### Entries with chart source code
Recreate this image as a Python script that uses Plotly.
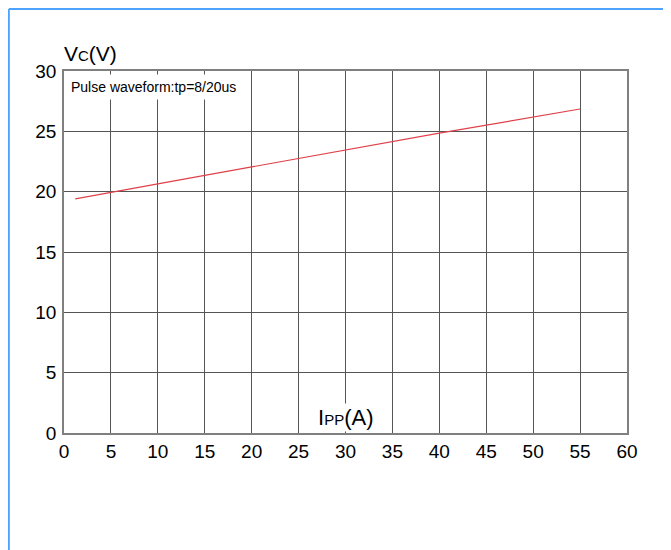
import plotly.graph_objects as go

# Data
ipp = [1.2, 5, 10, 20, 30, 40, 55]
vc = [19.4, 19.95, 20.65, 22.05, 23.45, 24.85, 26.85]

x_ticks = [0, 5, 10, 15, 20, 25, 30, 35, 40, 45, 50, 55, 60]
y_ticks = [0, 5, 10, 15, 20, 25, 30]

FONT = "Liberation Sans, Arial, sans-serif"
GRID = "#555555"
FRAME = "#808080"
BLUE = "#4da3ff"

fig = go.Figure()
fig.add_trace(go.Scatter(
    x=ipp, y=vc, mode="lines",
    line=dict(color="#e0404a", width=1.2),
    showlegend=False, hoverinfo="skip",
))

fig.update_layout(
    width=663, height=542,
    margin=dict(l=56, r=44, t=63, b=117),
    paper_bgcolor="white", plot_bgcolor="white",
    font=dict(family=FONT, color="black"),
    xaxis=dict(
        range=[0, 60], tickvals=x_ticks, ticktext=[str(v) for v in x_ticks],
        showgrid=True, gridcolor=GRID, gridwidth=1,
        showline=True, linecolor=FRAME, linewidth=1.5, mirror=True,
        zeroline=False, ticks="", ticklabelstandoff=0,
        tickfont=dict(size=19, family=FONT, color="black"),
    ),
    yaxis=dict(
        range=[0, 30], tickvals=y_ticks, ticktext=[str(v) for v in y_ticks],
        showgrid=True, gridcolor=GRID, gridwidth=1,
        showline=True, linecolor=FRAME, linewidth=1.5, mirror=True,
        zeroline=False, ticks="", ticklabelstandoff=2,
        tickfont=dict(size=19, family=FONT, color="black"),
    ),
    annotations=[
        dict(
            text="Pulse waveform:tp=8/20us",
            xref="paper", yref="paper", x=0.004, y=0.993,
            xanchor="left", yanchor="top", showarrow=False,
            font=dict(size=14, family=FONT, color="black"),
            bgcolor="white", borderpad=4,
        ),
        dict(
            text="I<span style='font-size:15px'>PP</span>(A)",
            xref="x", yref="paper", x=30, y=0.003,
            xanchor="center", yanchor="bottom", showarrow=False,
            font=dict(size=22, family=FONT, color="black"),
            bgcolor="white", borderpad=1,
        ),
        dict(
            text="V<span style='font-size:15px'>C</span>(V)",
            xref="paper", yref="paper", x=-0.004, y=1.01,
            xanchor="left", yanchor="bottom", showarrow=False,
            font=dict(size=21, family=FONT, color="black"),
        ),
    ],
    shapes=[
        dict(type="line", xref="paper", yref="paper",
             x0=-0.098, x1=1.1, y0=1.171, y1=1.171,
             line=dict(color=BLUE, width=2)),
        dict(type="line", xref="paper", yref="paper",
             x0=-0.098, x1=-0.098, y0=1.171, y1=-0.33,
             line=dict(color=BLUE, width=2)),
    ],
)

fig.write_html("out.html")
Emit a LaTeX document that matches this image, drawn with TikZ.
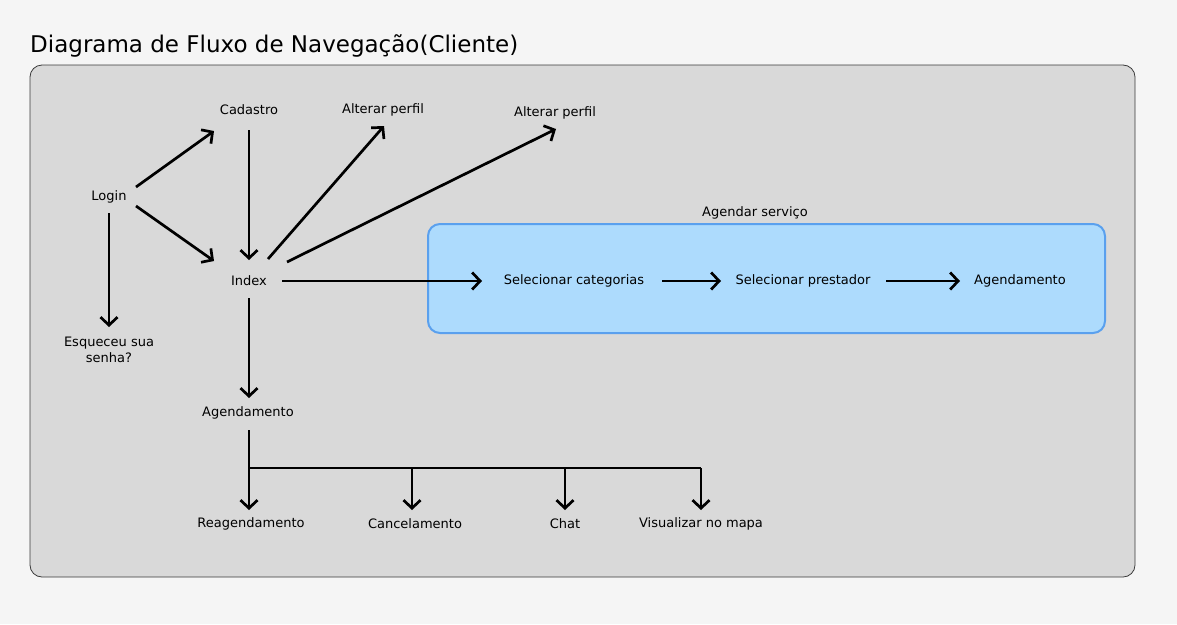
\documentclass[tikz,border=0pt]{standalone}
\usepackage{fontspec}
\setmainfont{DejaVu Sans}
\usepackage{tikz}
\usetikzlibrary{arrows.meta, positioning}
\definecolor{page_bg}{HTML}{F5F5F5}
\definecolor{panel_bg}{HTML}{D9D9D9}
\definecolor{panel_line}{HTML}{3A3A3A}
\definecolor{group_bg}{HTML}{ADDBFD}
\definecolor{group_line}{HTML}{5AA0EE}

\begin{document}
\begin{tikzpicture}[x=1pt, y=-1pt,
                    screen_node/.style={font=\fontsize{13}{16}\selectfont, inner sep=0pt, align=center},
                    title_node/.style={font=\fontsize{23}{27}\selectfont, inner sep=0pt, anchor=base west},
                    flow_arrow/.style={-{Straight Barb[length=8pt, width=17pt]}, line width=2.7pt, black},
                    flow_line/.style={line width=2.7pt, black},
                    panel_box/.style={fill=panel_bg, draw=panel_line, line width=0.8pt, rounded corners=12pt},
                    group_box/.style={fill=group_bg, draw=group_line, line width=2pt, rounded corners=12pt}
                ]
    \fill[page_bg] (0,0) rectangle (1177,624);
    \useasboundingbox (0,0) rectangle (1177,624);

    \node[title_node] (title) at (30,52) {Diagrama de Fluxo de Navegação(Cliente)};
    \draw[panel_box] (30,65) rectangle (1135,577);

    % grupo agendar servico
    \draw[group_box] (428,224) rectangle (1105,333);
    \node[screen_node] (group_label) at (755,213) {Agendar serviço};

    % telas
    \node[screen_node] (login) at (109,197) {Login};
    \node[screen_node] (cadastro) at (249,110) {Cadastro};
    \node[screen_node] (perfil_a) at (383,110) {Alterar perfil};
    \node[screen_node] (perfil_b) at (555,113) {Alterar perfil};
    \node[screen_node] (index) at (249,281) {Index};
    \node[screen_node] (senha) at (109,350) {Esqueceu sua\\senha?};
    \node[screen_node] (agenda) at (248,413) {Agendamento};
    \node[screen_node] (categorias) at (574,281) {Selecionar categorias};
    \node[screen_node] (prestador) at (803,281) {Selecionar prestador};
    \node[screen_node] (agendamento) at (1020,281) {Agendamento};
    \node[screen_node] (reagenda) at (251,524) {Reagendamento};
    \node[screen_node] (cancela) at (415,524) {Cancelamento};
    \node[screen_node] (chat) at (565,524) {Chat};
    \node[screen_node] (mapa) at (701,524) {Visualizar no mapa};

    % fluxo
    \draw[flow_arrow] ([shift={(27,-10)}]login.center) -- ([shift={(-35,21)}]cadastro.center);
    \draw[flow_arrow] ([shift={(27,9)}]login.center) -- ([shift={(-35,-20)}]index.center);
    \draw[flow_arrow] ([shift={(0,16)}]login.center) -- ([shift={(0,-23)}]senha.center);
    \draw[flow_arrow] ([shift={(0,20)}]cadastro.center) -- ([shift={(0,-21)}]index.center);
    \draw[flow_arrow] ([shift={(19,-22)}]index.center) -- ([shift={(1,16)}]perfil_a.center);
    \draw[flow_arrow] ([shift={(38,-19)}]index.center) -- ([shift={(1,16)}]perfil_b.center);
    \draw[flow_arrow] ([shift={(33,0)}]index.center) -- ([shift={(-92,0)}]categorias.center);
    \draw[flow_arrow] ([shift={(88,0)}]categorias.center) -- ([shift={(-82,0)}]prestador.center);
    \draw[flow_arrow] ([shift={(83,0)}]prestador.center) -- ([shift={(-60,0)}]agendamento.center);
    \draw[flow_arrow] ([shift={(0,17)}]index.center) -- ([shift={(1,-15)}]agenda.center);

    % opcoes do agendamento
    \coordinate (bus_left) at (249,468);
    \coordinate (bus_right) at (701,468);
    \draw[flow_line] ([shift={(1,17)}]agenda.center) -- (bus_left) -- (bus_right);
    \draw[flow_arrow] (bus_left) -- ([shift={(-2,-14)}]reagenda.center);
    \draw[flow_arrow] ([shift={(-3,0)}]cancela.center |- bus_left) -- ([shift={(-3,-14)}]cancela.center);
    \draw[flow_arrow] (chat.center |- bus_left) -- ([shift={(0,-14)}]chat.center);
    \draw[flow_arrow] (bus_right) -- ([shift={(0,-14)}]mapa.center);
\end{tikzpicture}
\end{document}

### Work required
Will you restate every entry word for word and omit the images?

### Solution to this problem
Recreate this image as a Python script that uses Plotly.
import plotly.graph_objects as go

# Data
ipp = [1.2, 5, 10, 20, 30, 40, 55]
vc = [19.4, 19.95, 20.65, 22.05, 23.45, 24.85, 26.85]

x_ticks = [0, 5, 10, 15, 20, 25, 30, 35, 40, 45, 50, 55, 60]
y_ticks = [0, 5, 10, 15, 20, 25, 30]

FONT = "Liberation Sans, Arial, sans-serif"
GRID = "#555555"
FRAME = "#808080"
BLUE = "#4da3ff"

fig = go.Figure()
fig.add_trace(go.Scatter(
    x=ipp, y=vc, mode="lines",
    line=dict(color="#e0404a", width=1.2),
    showlegend=False, hoverinfo="skip",
))

fig.update_layout(
    width=663, height=542,
    margin=dict(l=56, r=44, t=63, b=117),
    paper_bgcolor="white", plot_bgcolor="white",
    font=dict(family=FONT, color="black"),
    xaxis=dict(
        range=[0, 60], tickvals=x_ticks, ticktext=[str(v) for v in x_ticks],
        showgrid=True, gridcolor=GRID, gridwidth=1,
        showline=True, linecolor=FRAME, linewidth=1.5, mirror=True,
        zeroline=False, ticks="", ticklabelstandoff=0,
        tickfont=dict(size=19, family=FONT, color="black"),
    ),
    yaxis=dict(
        range=[0, 30], tickvals=y_ticks, ticktext=[str(v) for v in y_ticks],
        showgrid=True, gridcolor=GRID, gridwidth=1,
        showline=True, linecolor=FRAME, linewidth=1.5, mirror=True,
        zeroline=False, ticks="", ticklabelstandoff=2,
        tickfont=dict(size=19, family=FONT, color="black"),
    ),
    annotations=[
        dict(
            text="Pulse waveform:tp=8/20us",
            xref="paper", yref="paper", x=0.004, y=0.993,
            xanchor="left", yanchor="top", showarrow=False,
            font=dict(size=14, family=FONT, color="black"),
            bgcolor="white", borderpad=4,
        ),
        dict(
            text="I<span style='font-size:15px'>PP</span>(A)",
            xref="x", yref="paper", x=30, y=0.003,
            xanchor="center", yanchor="bottom", showarrow=False,
            font=dict(size=22, family=FONT, color="black"),
            bgcolor="white", borderpad=1,
        ),
        dict(
            text="V<span style='font-size:15px'>C</span>(V)",
            xref="paper", yref="paper", x=-0.004, y=1.01,
            xanchor="left", yanchor="bottom", showarrow=False,
            font=dict(size=21, family=FONT, color="black"),
        ),
    ],
    shapes=[
        dict(type="line", xref="paper", yref="paper",
             x0=-0.098, x1=1.1, y0=1.171, y1=1.171,
             line=dict(color=BLUE, width=2)),
        dict(type="line", xref="paper", yref="paper",
             x0=-0.098, x1=-0.098, y0=1.171, y1=-0.33,
             line=dict(color=BLUE, width=2)),
    ],
)

fig.write_html("out.html")
Emit a LaTeX document that matches this image, drawn with TikZ.
\documentclass[tikz,border=0pt]{standalone}
\usepackage{fontspec}
\setmainfont{DejaVu Sans}
\usepackage{tikz}
\usetikzlibrary{arrows.meta, positioning}
\definecolor{page_bg}{HTML}{F5F5F5}
\definecolor{panel_bg}{HTML}{D9D9D9}
\definecolor{panel_line}{HTML}{3A3A3A}
\definecolor{group_bg}{HTML}{ADDBFD}
\definecolor{group_line}{HTML}{5AA0EE}

\begin{document}
\begin{tikzpicture}[x=1pt, y=-1pt,
                    screen_node/.style={font=\fontsize{13}{16}\selectfont, inner sep=0pt, align=center},
                    title_node/.style={font=\fontsize{23}{27}\selectfont, inner sep=0pt, anchor=base west},
                    flow_arrow/.style={-{Straight Barb[length=8pt, width=17pt]}, line width=2.7pt, black},
                    flow_line/.style={line width=2.7pt, black},
                    panel_box/.style={fill=panel_bg, draw=panel_line, line width=0.8pt, rounded corners=12pt},
                    group_box/.style={fill=group_bg, draw=group_line, line width=2pt, rounded corners=12pt}
                ]
    \fill[page_bg] (0,0) rectangle (1177,624);
    \useasboundingbox (0,0) rectangle (1177,624);

    \node[title_node] (title) at (30,52) {Diagrama de Fluxo de Navegação(Cliente)};
    \draw[panel_box] (30,65) rectangle (1135,577);

    % grupo agendar servico
    \draw[group_box] (428,224) rectangle (1105,333);
    \node[screen_node] (group_label) at (755,213) {Agendar serviço};

    % telas
    \node[screen_node] (login) at (109,197) {Login};
    \node[screen_node] (cadastro) at (249,110) {Cadastro};
    \node[screen_node] (perfil_a) at (383,110) {Alterar perfil};
    \node[screen_node] (perfil_b) at (555,113) {Alterar perfil};
    \node[screen_node] (index) at (249,281) {Index};
    \node[screen_node] (senha) at (109,350) {Esqueceu sua\\senha?};
    \node[screen_node] (agenda) at (248,413) {Agendamento};
    \node[screen_node] (categorias) at (574,281) {Selecionar categorias};
    \node[screen_node] (prestador) at (803,281) {Selecionar prestador};
    \node[screen_node] (agendamento) at (1020,281) {Agendamento};
    \node[screen_node] (reagenda) at (251,524) {Reagendamento};
    \node[screen_node] (cancela) at (415,524) {Cancelamento};
    \node[screen_node] (chat) at (565,524) {Chat};
    \node[screen_node] (mapa) at (701,524) {Visualizar no mapa};

    % fluxo
    \draw[flow_arrow] ([shift={(27,-10)}]login.center) -- ([shift={(-35,21)}]cadastro.center);
    \draw[flow_arrow] ([shift={(27,9)}]login.center) -- ([shift={(-35,-20)}]index.center);
    \draw[flow_arrow] ([shift={(0,16)}]login.center) -- ([shift={(0,-23)}]senha.center);
    \draw[flow_arrow] ([shift={(0,20)}]cadastro.center) -- ([shift={(0,-21)}]index.center);
    \draw[flow_arrow] ([shift={(19,-22)}]index.center) -- ([shift={(1,16)}]perfil_a.center);
    \draw[flow_arrow] ([shift={(38,-19)}]index.center) -- ([shift={(1,16)}]perfil_b.center);
    \draw[flow_arrow] ([shift={(33,0)}]index.center) -- ([shift={(-92,0)}]categorias.center);
    \draw[flow_arrow] ([shift={(88,0)}]categorias.center) -- ([shift={(-82,0)}]prestador.center);
    \draw[flow_arrow] ([shift={(83,0)}]prestador.center) -- ([shift={(-60,0)}]agendamento.center);
    \draw[flow_arrow] ([shift={(0,17)}]index.center) -- ([shift={(1,-15)}]agenda.center);

    % opcoes do agendamento
    \coordinate (bus_left) at (249,468);
    \coordinate (bus_right) at (701,468);
    \draw[flow_line] ([shift={(1,17)}]agenda.center) -- (bus_left) -- (bus_right);
    \draw[flow_arrow] (bus_left) -- ([shift={(-2,-14)}]reagenda.center);
    \draw[flow_arrow] ([shift={(-3,0)}]cancela.center |- bus_left) -- ([shift={(-3,-14)}]cancela.center);
    \draw[flow_arrow] (chat.center |- bus_left) -- ([shift={(0,-14)}]chat.center);
    \draw[flow_arrow] (bus_right) -- ([shift={(0,-14)}]mapa.center);
\end{tikzpicture}
\end{document}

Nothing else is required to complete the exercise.